- [DATA EXTRACT]:
Start

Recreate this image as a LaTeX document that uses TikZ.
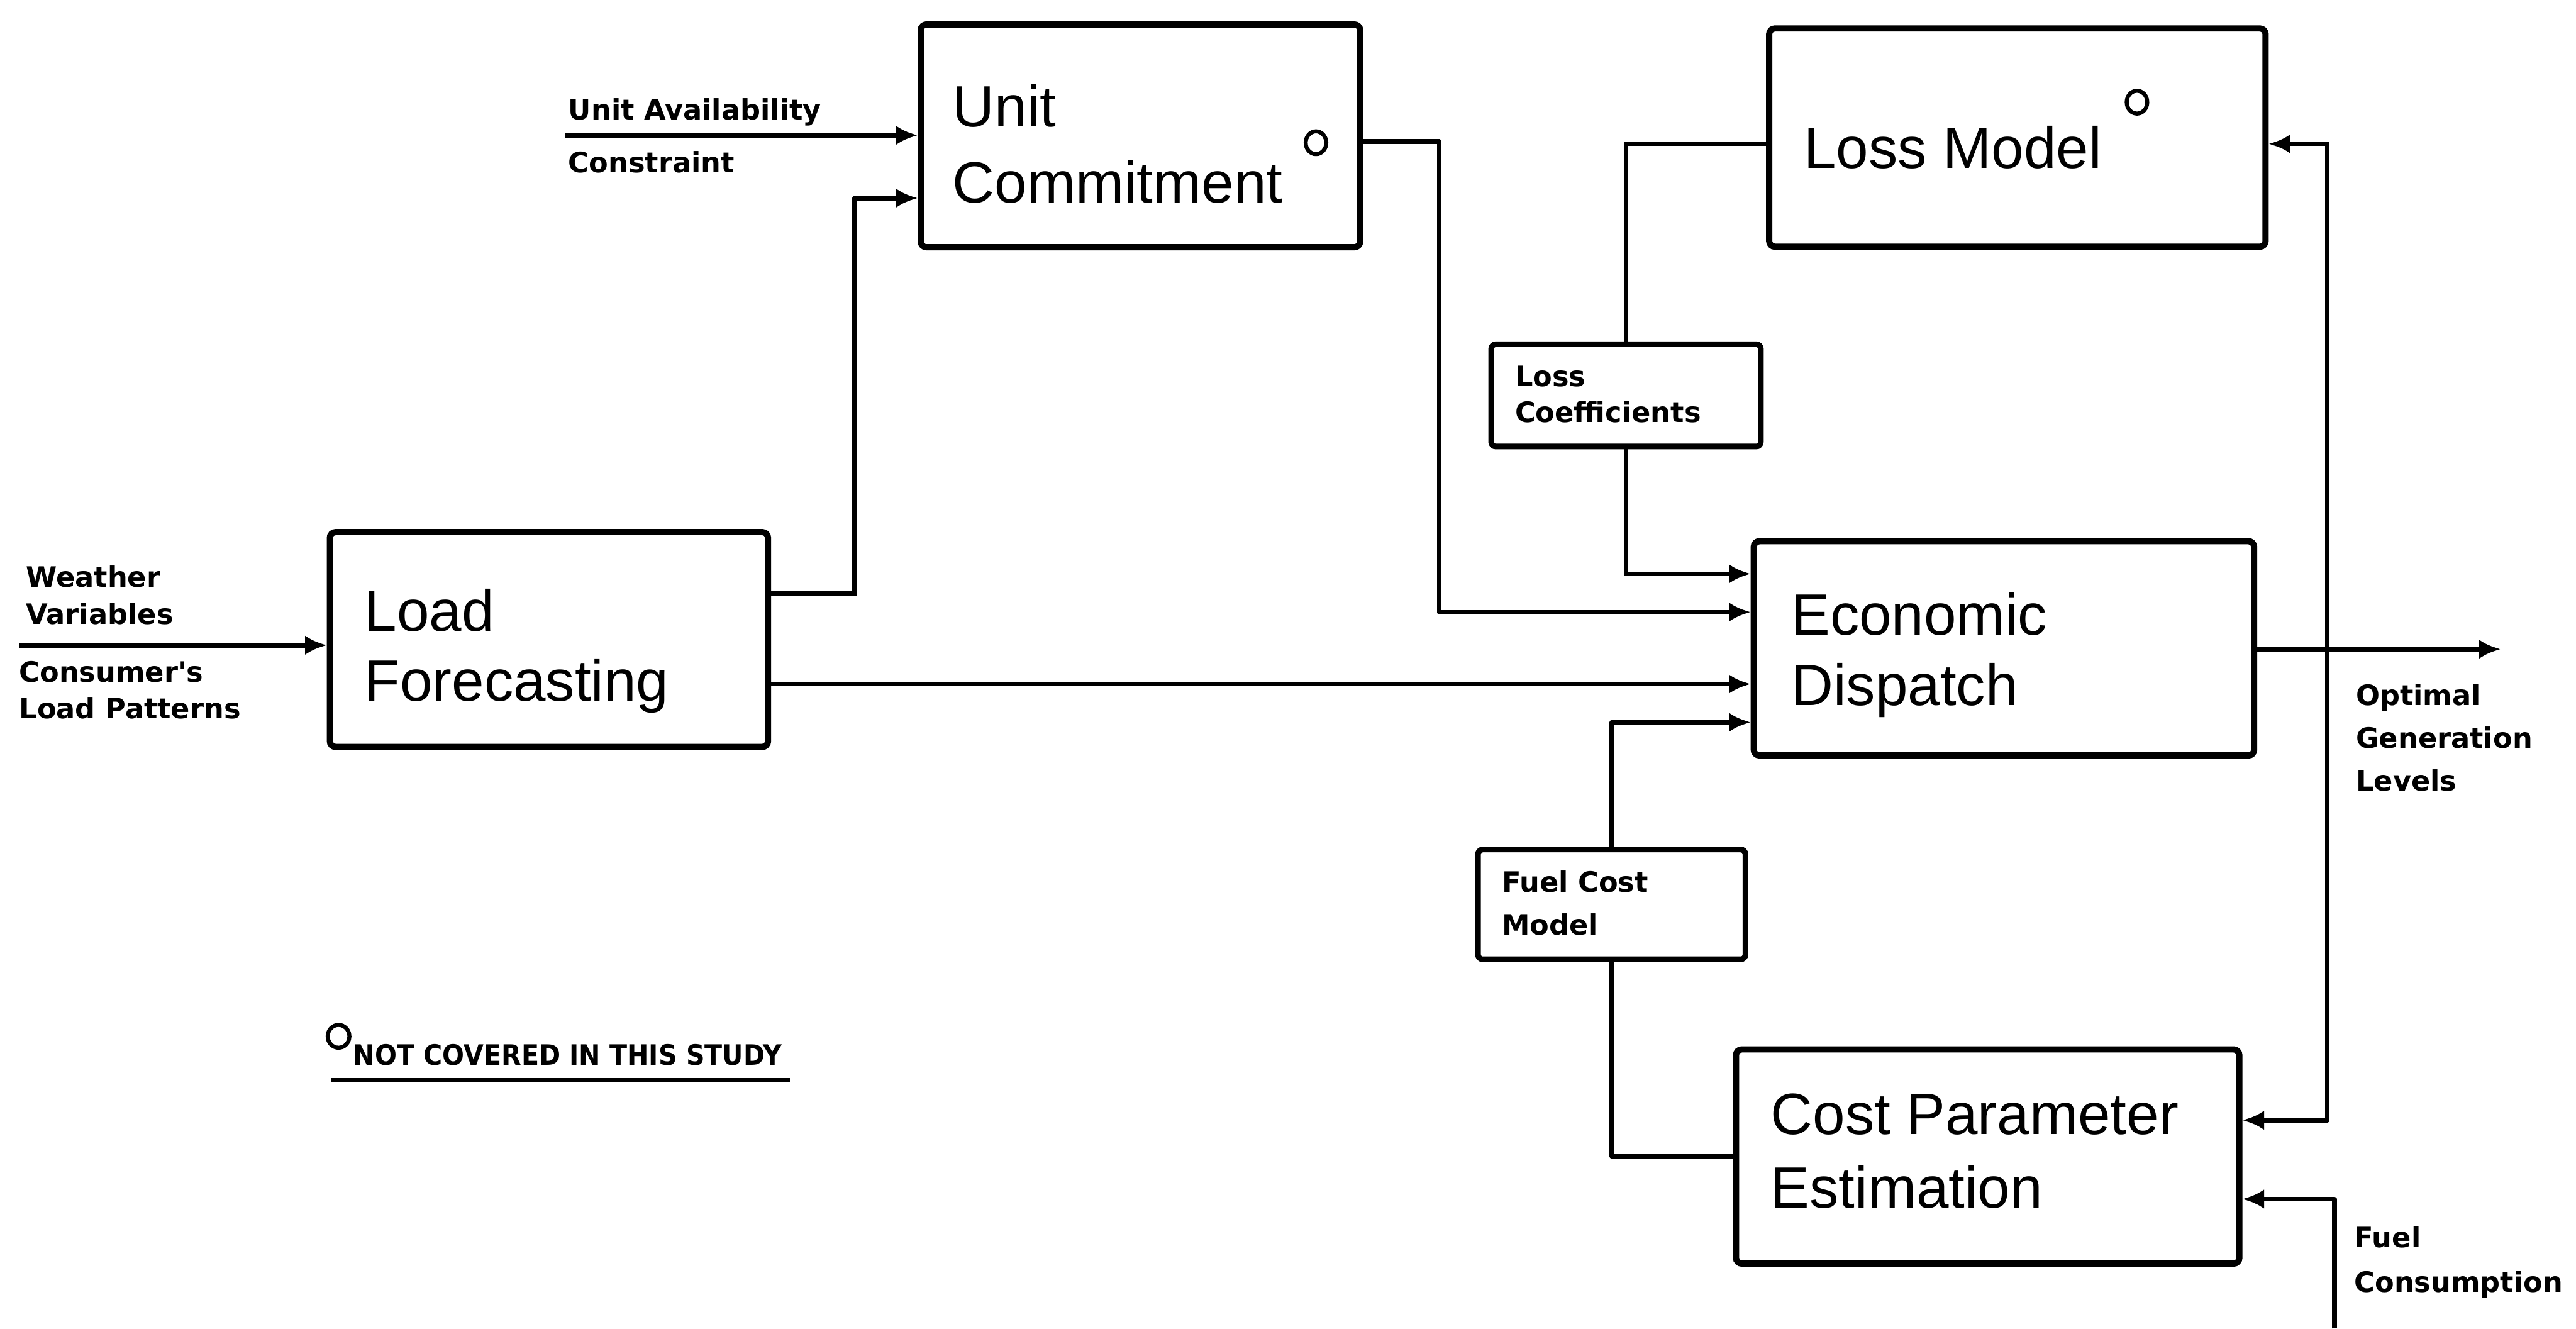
\documentclass[tikz,border=0pt]{standalone}
\usepackage{fontspec}
\usepackage{graphicx}
\setmainfont{Liberation Sans}
\newfontfamily\lblfont{DejaVu Sans}
\usetikzlibrary{arrows.meta}

\begin{document}
\begin{tikzpicture}[x=0.01cm, y=-0.01cm,
  block/.style={draw, line width=3.1pt, rounded corners=0.1cm, inner sep=0pt, anchor=center},
  tagbox/.style={draw, line width=2.8pt, rounded corners=0.08cm, inner sep=0pt, anchor=center},
  title/.style={anchor=base west, inner sep=0pt, font=\fontsize{29pt}{34pt}\selectfont},
  lbl/.style={anchor=base west, inner sep=0pt,
    font=\lblfont\bfseries\fontsize{14pt}{20pt}\selectfont},
  wire/.style={line width=2.3pt, line join=round},
  arr/.style={wire, -{Latex[length=0.38cm, width=0.34cm]}},
  ring/.style={line width=2pt}
]
\useasboundingbox (0,0) rectangle (4512,2327);

% main blocks
\node[block, minimum width=7.69cm, minimum height=3.9cm]  (uc)  at (1997.5,238) {};
\node[block, minimum width=8.69cm, minimum height=3.82cm] (lm)  at (3533.5,241) {};
\node[block, minimum width=7.67cm, minimum height=3.76cm] (lf)  at (961.5,1120) {};
\node[block, minimum width=8.76cm, minimum height=3.75cm] (ed)  at (3510,1135.5) {};
\node[block, minimum width=8.81cm, minimum height=3.75cm] (cpe) at (3481.5,2025.5) {};

% block titles
\node[title] (uct1) at (1668,222) {Unit};
\node[title] (uct2) at (1668,355) {Commitment};
\node[title] (lmt)  at (3159,295) {Loss Model};
\node[title] (lft1) at (638,1105) {Load};
\node[title] (lft2) at (638,1228) {Forecasting};
\node[title] (edt1) at (3137,1112) {Economic};
\node[title] (edt2) at (3137,1235) {Dispatch};
\node[title] (cpt1) at (3101,1987) {Cost Parameter};
\node[title] (cpt2) at (3101,2115) {Estimation};

% intermediate data boxes
\node[tagbox, minimum width=4.72cm, minimum height=1.79cm] (lc) at (2848,692.5) {};
\node[lbl] (lct1) at (2653,677) {Loss};
\node[lbl] (lct2) at (2653,740) {Coefficients};
\node[tagbox, minimum width=4.68cm, minimum height=1.92cm] (fc) at (2823,1584) {};
\node[lbl] (fct1) at (2630,1563) {Fuel Cost};
\node[lbl] (fct2) at (2630,1637) {Model};

% "not covered" markers
\draw[ring] (2305,250) ellipse [x radius=0.18cm, y radius=0.2cm];
\draw[ring] (3743,179) ellipse [x radius=0.18cm, y radius=0.2cm];

% external inputs
\coordinate (wvin) at (33,1130);
\draw[arr] (wvin) -- (wvin -| lf.west);
\node[lbl] (wv1) at (45,1028) {Weather};
\node[lbl] (wv2) at (45,1093) {Variables};
\node[lbl] (lp1) at (33,1195) {Consumer's};
\node[lbl] (lp2) at (33,1258) {Load Patterns};

\coordinate (uain) at (990,237);
\draw[arr] (uain) -- (uain -| uc.west);
\node[lbl] (ua1) at (995,210) {Unit Availability};
\node[lbl] (ua2) at (995,302) {Constraint};

% flows between blocks
\draw[arr] (lf.east |- 0,1040) -| (1497,347) -- (uc.west |- 0,347);
\draw[arr] (lf.east |- 0,1198) -- (ed.west |- 0,1198);
\draw[arr] (uc.east |- 0,248) -| (2521,1072) -- (ed.west |- 0,1072);
\draw[wire] (lm.west |- 0,252) -| (lc.north);
\draw[arr] (lc.south) |- (ed.west |- 0,1005);
\draw[arr] (fc.north) |- (ed.west |- 0,1265);
\draw[wire] (cpe.west |- 0,2025) -| (fc.south);

% output and feedback
\coordinate (out) at (4380,1137);
\coordinate (fb) at (4076,1137);
\draw[arr] (ed.east |- out) -- (out);
\draw[arr] (fb) |- (lm.east |- 0,252);
\draw[arr] (fb) |- (cpe.east |- 0,1962);
\node[lbl] (og1) at (4126,1235) {Optimal};
\node[lbl] (og2) at (4126,1310) {Generation};
\node[lbl] (og3) at (4126,1385) {Levels};

\coordinate (fcin) at (4089,2327);
\draw[arr] (fcin) |- (cpe.east |- 0,2100);
\node[lbl] (fu1) at (4123,2185) {Fuel};
\node[lbl] (fu2) at (4123,2263) {Consumption};

% legend
\draw[ring] (593,1815) ellipse [x radius=0.19cm, y radius=0.2cm];
\node[lbl] (note) at (618,1866) {\scalebox{0.92}[1]{NOT COVERED IN THIS STUDY}};
\coordinate (ul1) at (581,1892);
\coordinate (ul2) at (1383,1892);
\draw[line width=2.3pt] (ul1) -- (ul2);
\end{tikzpicture}
\end{document}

End

Leave out any pictures, please, and quote only the lines from the top of the data through the line that contains "(cpt2) at (3101,2115)".

Recreate this image as a LaTeX document that uses TikZ.
\documentclass[tikz,border=0pt]{standalone}
\usepackage{fontspec}
\usepackage{graphicx}
\setmainfont{Liberation Sans}
\newfontfamily\lblfont{DejaVu Sans}
\usetikzlibrary{arrows.meta}

\begin{document}
\begin{tikzpicture}[x=0.01cm, y=-0.01cm,
  block/.style={draw, line width=3.1pt, rounded corners=0.1cm, inner sep=0pt, anchor=center},
  tagbox/.style={draw, line width=2.8pt, rounded corners=0.08cm, inner sep=0pt, anchor=center},
  title/.style={anchor=base west, inner sep=0pt, font=\fontsize{29pt}{34pt}\selectfont},
  lbl/.style={anchor=base west, inner sep=0pt,
    font=\lblfont\bfseries\fontsize{14pt}{20pt}\selectfont},
  wire/.style={line width=2.3pt, line join=round},
  arr/.style={wire, -{Latex[length=0.38cm, width=0.34cm]}},
  ring/.style={line width=2pt}
]
\useasboundingbox (0,0) rectangle (4512,2327);

% main blocks
\node[block, minimum width=7.69cm, minimum height=3.9cm]  (uc)  at (1997.5,238) {};
\node[block, minimum width=8.69cm, minimum height=3.82cm] (lm)  at (3533.5,241) {};
\node[block, minimum width=7.67cm, minimum height=3.76cm] (lf)  at (961.5,1120) {};
\node[block, minimum width=8.76cm, minimum height=3.75cm] (ed)  at (3510,1135.5) {};
\node[block, minimum width=8.81cm, minimum height=3.75cm] (cpe) at (3481.5,2025.5) {};

% block titles
\node[title] (uct1) at (1668,222) {Unit};
\node[title] (uct2) at (1668,355) {Commitment};
\node[title] (lmt)  at (3159,295) {Loss Model};
\node[title] (lft1) at (638,1105) {Load};
\node[title] (lft2) at (638,1228) {Forecasting};
\node[title] (edt1) at (3137,1112) {Economic};
\node[title] (edt2) at (3137,1235) {Dispatch};
\node[title] (cpt1) at (3101,1987) {Cost Parameter};
\node[title] (cpt2) at (3101,2115) {Estimation};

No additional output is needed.